新入会員紹介

入会のご挨拶

近藤五郎

 このたび、《日本推理作家協会》の末席を頂戴いたしました。ありがとうございます。テレビ局のアシスタント・ディレクター、通称《AD》を主人公にした作品のほか、幕末の大坂・堂島を舞台にした時代小説『なにわ万華鏡 堂島商人(あきんど)控え書(がき)』を上梓しております。
 入会させていただくに際してご尽力を賜った方々、またご賛同くださった諸先生方に、改めて御礼申し上げます。

 子供の頃から《古典的なもの》が好きでした。クラシック音楽に西洋絵画のマスターピース、町の本屋さんに入れば岩波文庫の棚の前に陣取って、パラフィン紙が被せられた背表紙を順繰りに眺めている変な子供でした。
 一九六一年生まれで、子供の頃には社会全体にもまだ、昔の《教養主義》を尊ぶ空気が濃く残っていたような気がします。今の政権が見せている、露骨な人文系学問軽視を目のあたりにすると、社会の空気の違いを強く感じます。大百科事典《ジャポニカ》の刊行は、確か小学校低学年の頃でした。
 長じて後は、落語や歌舞伎、文楽、能など古典芸能好きにもなりました。また《古典好き》とは趣を異にしますが、映画も最近の作品を見ていると「CGで誤魔化さないで、ちゃんとセットを組めよなあ……」とフラストレーションが溜まります。自然、古い作品がゆかしく思える次第です。
 とはいえ、系統だった知識や見識などは全く持ち合わせていません。ただ、だらしない楽しみ方をしているだけです。『生来の古典好きが執筆にも生きて……』と胸を張れればよいのですが、無理。

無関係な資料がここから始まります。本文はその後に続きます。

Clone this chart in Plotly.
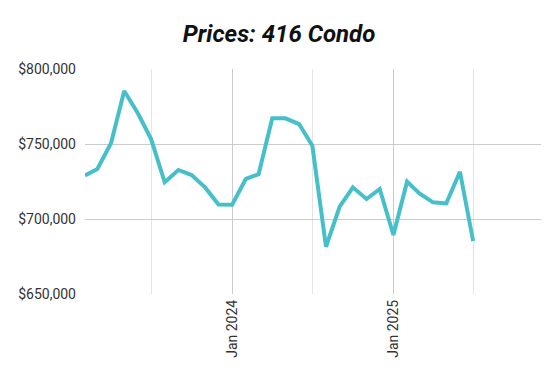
import plotly.graph_objects as go

months = [
    "2023-02-01", "2023-03-01", "2023-04-01", "2023-05-01", "2023-06-01", "2023-07-01",
    "2023-08-01", "2023-09-01", "2023-10-01", "2023-11-01", "2023-12-01", "2024-01-01",
    "2024-02-01", "2024-03-01", "2024-04-01", "2024-05-01", "2024-06-01", "2024-07-01",
    "2024-08-01", "2024-09-01", "2024-10-01", "2024-11-01", "2024-12-01", "2025-01-01",
    "2025-02-01", "2025-03-01", "2025-04-01", "2025-05-01", "2025-06-01", "2025-07-01",
]
prices = [
    729000, 733300, 750500, 785300, 770500, 753300,
    724500, 732700, 729300, 720900, 709700, 709500,
    726700, 729800, 767100, 767100, 763300, 748900,
    681500, 708200, 721100, 713300, 720000, 689300,
    724900, 717100, 711100, 710400, 731500, 685300,
]
major_ticks = ["2024-01-01", "2025-01-01"]
major_labels = ["Jan 2024", "Jan 2025"]
minor_ticks = ["2023-07-01", "2024-07-01", "2025-07-01"]
y_ticks = [650000, 700000, 750000, 800000]
title_text = "Prices: 416 Condo"

fig = go.Figure(
    go.Scatter(
        x=months, y=prices, mode="lines",
        line=dict(color="#47bfc9", width=4),
        hoverinfo="skip",
    )
)

fig.update_layout(
    width=560, height=379,
    margin=dict(l=77, r=27, t=61, b=93, autoexpand=False),
    paper_bgcolor="white", plot_bgcolor="white",
    showlegend=False,
    title=dict(
        text="<b><i>" + title_text + "</i></b>",
        x=0.484, xanchor="center", y=1 - 26 / 379, yanchor="middle",
        font=dict(family="Roboto", size=24, color="#111111"),
    ),
    font=dict(family="Roboto", size=14, color="#333333"),
)

fig.update_xaxes(
    type="date",
    range=["2023-02-01", "2025-12-02"],
    tickmode="array", tickvals=major_ticks, ticktext=major_labels,
    tickangle=-90,
    showgrid=True, gridcolor="#cccccc", gridwidth=1,
    minor=dict(tickmode="array", tickvals=minor_ticks, showgrid=True,
               gridcolor="#e4e4e4", gridwidth=1),
    showline=False, zeroline=False, ticks="",
    ticklabelstandoff=2,
    tickfont=dict(family="Roboto", size=14, color="#333333"),
)
fig.update_yaxes(
    range=[650000, 800000],
    tickmode="array", tickvals=y_ticks,
    tickformat="$,.0f",
    showgrid=True, gridcolor="#cccccc", gridwidth=1,
    showline=False, zeroline=False, ticks="",
    ticklabelstandoff=8,
    tickfont=dict(family="Roboto", size=14, color="#333333"),
)

fig.write_html("out.html")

 生まれは静岡県の焼津です。遠洋漁業の基地として知られる港町です。
 私も潮風の匂いや、たくさんの漁船が係留されている港の風景には慣れ親しんできました。
 ところが住まいは海から離れた地域で、農村と呼んでよいような場所でした。すぐ隣には水田が広がり、夏にはそれはそれは良い風が家の中を吹き抜けます。秋には実った稲穂が黄金色の海をつくります。風に吹かれた稲穂がゆらゆらと揺れ、金の波となって渡っていく光景を飽かずに眺めていました。
 海と田畑の両方を楽しめた土地で生まれ育ったわけで、ラッキーでした。
 その後、東京暮らしを経て、今では関西に住んでいます。気が付けば、人生の半分以上の年月を関西で過ごしている勘定になりますが、《アウェー感》は消えません。
 ただ、たまの上京の折など、街の人たちの顔つきや仕草が、何となく取り澄ましているように思え、居心地の悪さを感じます。見知らぬ人同士が乗り合わせているだけの電車の中でも、関西特有のぬる~い空気の心地よさが懐かしくなります。
 ひょっとしたらアウェーであるはずの私も、いつの間にか《関西人》になってしまったのかも……いやいや、断固、アウェーです。

 現在の住居から阪神競馬場までの所要時間は、きっかり二十五分。ご近所だから、というわけではありませんが、週末には結構な頻度で競馬場に足を運びます。
《古典好き》だから競馬もクラシックレースしか買わないかというと、真逆です。『どの馬が勝つかわからない』を通り越して、オッサンらが「このレース、勝つ馬が居れヘンやないか……」とボヤく類のレースが大好物です。
 競馬場のコアな客は、陣取る場所が決まっています。私がいつも隣り合わせになる人物は、御年八十三歳のジイさんです。著書を差し上げたところ、大いに喜んでくださいました。
「近藤さん、アンタの本、オモロかった。いや、ホンマやで」
 コアな客の中では私は最若手。得体の知れない《ニイちゃん》と思っていた男が本を書いたとは……というので驚いたのでしょう。
「ワシが言うのやから間違いない。こう見えてワシも、若い頃は、よう小説を読んだンや。『赤と黒』とか『暗夜行路』とか……」
 そうですか、『赤と黒』ですか。『暗夜行路』ですか。
 ジイさん、アリガト!
 そんなに偉い作家になる見込みはないけれど、ジイさんの言葉を励みに、頑張って書き続けていきます!!